Nathan Bartell – Top Going Down, Bottom Going Up

27th April 2026 · 1970s, 1975, Music, Soul

Nathan Bartell never found fame and fortune and had become a church minister when his funky soul tune was rediscovered half a century later.

Nathan Bartell was having family problems when his local record label offered him a song with lyrics that resonated with his own experience.

Top Going Down, Bottom Going Up seemed to capture his life perfectly: “My wife didn’t want me and I was deep in love (with her),” he later recalled.

“I felt at that time that I was at the bottom of the pit and I wanted to rise up out of that mess because my wife made me feel that I was a nobody. I was not good enough for her – nobody wants you when you are down and out. She felt that she was on the top and I was on the bottom. This song was a message at that time.” 

It failed to bring Bartell fame and fortune on its release in 1975, though the marriage survived. And that remained the case until a collector and DJ discovered the song some 25 years later – and it was used in a hit Netflix series another 15 years after that.

Today it’s seen – and heard – as a funky soul classic.

Hailing from a small farming town in Georgia, young Nathan played the trumpet in a marching band before moving to Atlanta when he left school, singing in local clubs and watching performers like Gladys Knight and The Tams.

One night the house band was urged by the audience to play Wilson Pickett’s hit Funky Broadway but none of them knew the lyrics so Bartell called out that he knew them and was invited onstage to sing it.

Moving back to his hometown to start a family, Bartell was popular enough locally to tour around the South and record a few sides for local labels, including this one, written by Freddie Wilson. But he never achieved national recognition.

And in 1991 a series of personal, family and health events changed his life – and ended his career as a soul singer.

A collapsed lung prevented him from singing and he responded to the death of his two sons as a wake-up call from God to change his life, vowing never to sing R&B music again.

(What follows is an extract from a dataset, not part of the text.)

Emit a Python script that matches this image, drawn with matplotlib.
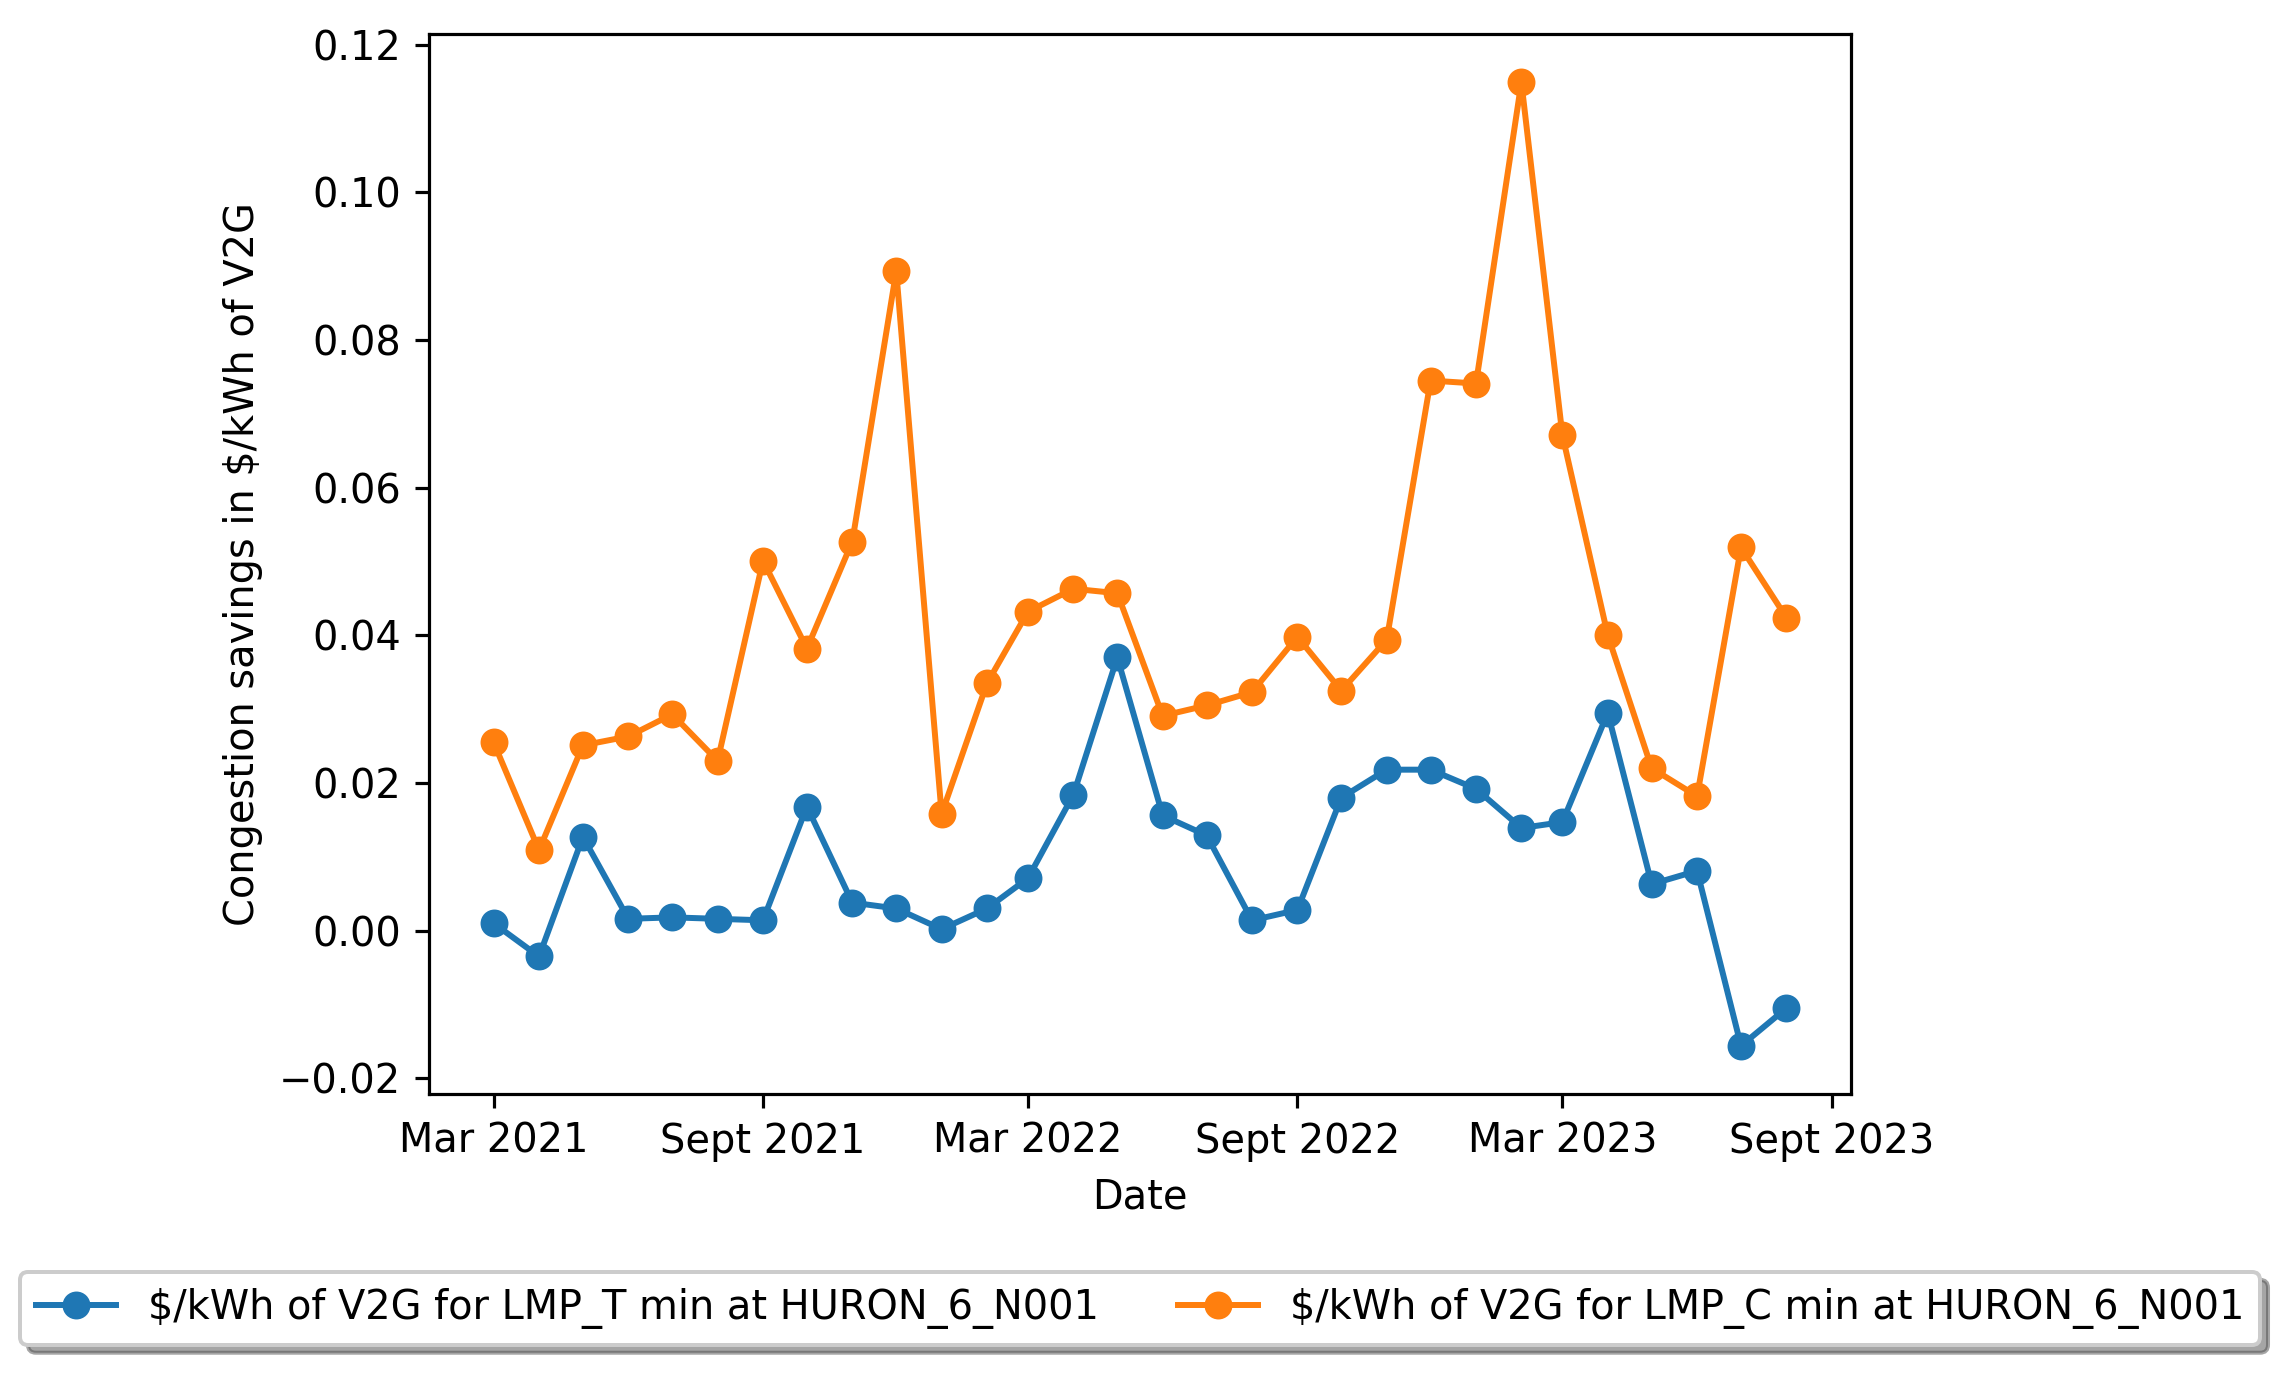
import matplotlib

matplotlib.use("Agg")
import matplotlib.pyplot as plt
import pandas as pd


dates = pd.date_range("2021-03-01", periods=30, freq="MS")

lmp_t = [
    0.0010, -0.0035, 0.0127, 0.0016, 0.0018, 0.0016, 0.0014, 0.0168, 0.0038, 0.0030,
    0.0002, 0.0030, 0.0071, 0.0184, 0.0370, 0.0156, 0.0129, 0.0014, 0.0028, 0.0180,
    0.0218, 0.0218, 0.0192, 0.0139, 0.0147, 0.0295, 0.0063, 0.0081, -0.0156, -0.0105,
]
lmp_c = [
    0.0255, 0.0109, 0.0251, 0.0263, 0.0293, 0.0230, 0.0501, 0.0382, 0.0527, 0.0893,
    0.0158, 0.0335, 0.0432, 0.0463, 0.0457, 0.0291, 0.0305, 0.0323, 0.0398, 0.0325,
    0.0394, 0.0745, 0.0741, 0.1149, 0.0671, 0.0400, 0.0220, 0.0182, 0.0519, 0.0424,
]

tick_dates = pd.to_datetime(
    ["2021-03-01", "2021-09-01", "2022-03-01", "2022-09-01", "2023-03-01", "2023-09-01"]
)
tick_labels = ["Mar 2021", "Sept 2021", "Mar 2022", "Sept 2022", "Mar 2023", "Sept 2023"]

DPI = 287


def main() -> None:
    fig = plt.figure(figsize=(2294 / DPI, 1385 / DPI), dpi=DPI)
    ax = fig.add_axes([0.1870, 0.2101, 0.6199, 0.7653])

    ax.plot(dates, lmp_t, marker="o", label="\\$/kWh of V2G for LMP_T min at HURON_6_N001")
    ax.plot(dates, lmp_c, marker="o", label="\\$/kWh of V2G for LMP_C min at HURON_6_N001")

    ax.set_xticks(tick_dates, tick_labels)
    ax.set_xlabel("Date")
    ax.set_ylabel("Congestion savings in \\$/kWh of V2G")

    ax.legend(loc="upper center", bbox_to_anchor=(0.5, -0.149), ncol=2, shadow=True)

    fig.savefig("out.png", dpi=DPI)
    plt.close(fig)


if __name__ == "__main__":
    main()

He kept his word, turning instead to gospel music, with rather more success than his earlier soul career, forming a group called Nathan Bartell & Reality who released seven albums before he became a pastor in the African Methodist Episcopal Church in Georgia.

So it must have come as a surprise to the Rev Bartell when, in 20016, his old tune appeared on the soundtrack for an episode of a Marvel Comics series on Netflix about a black superhero called Luke Cage.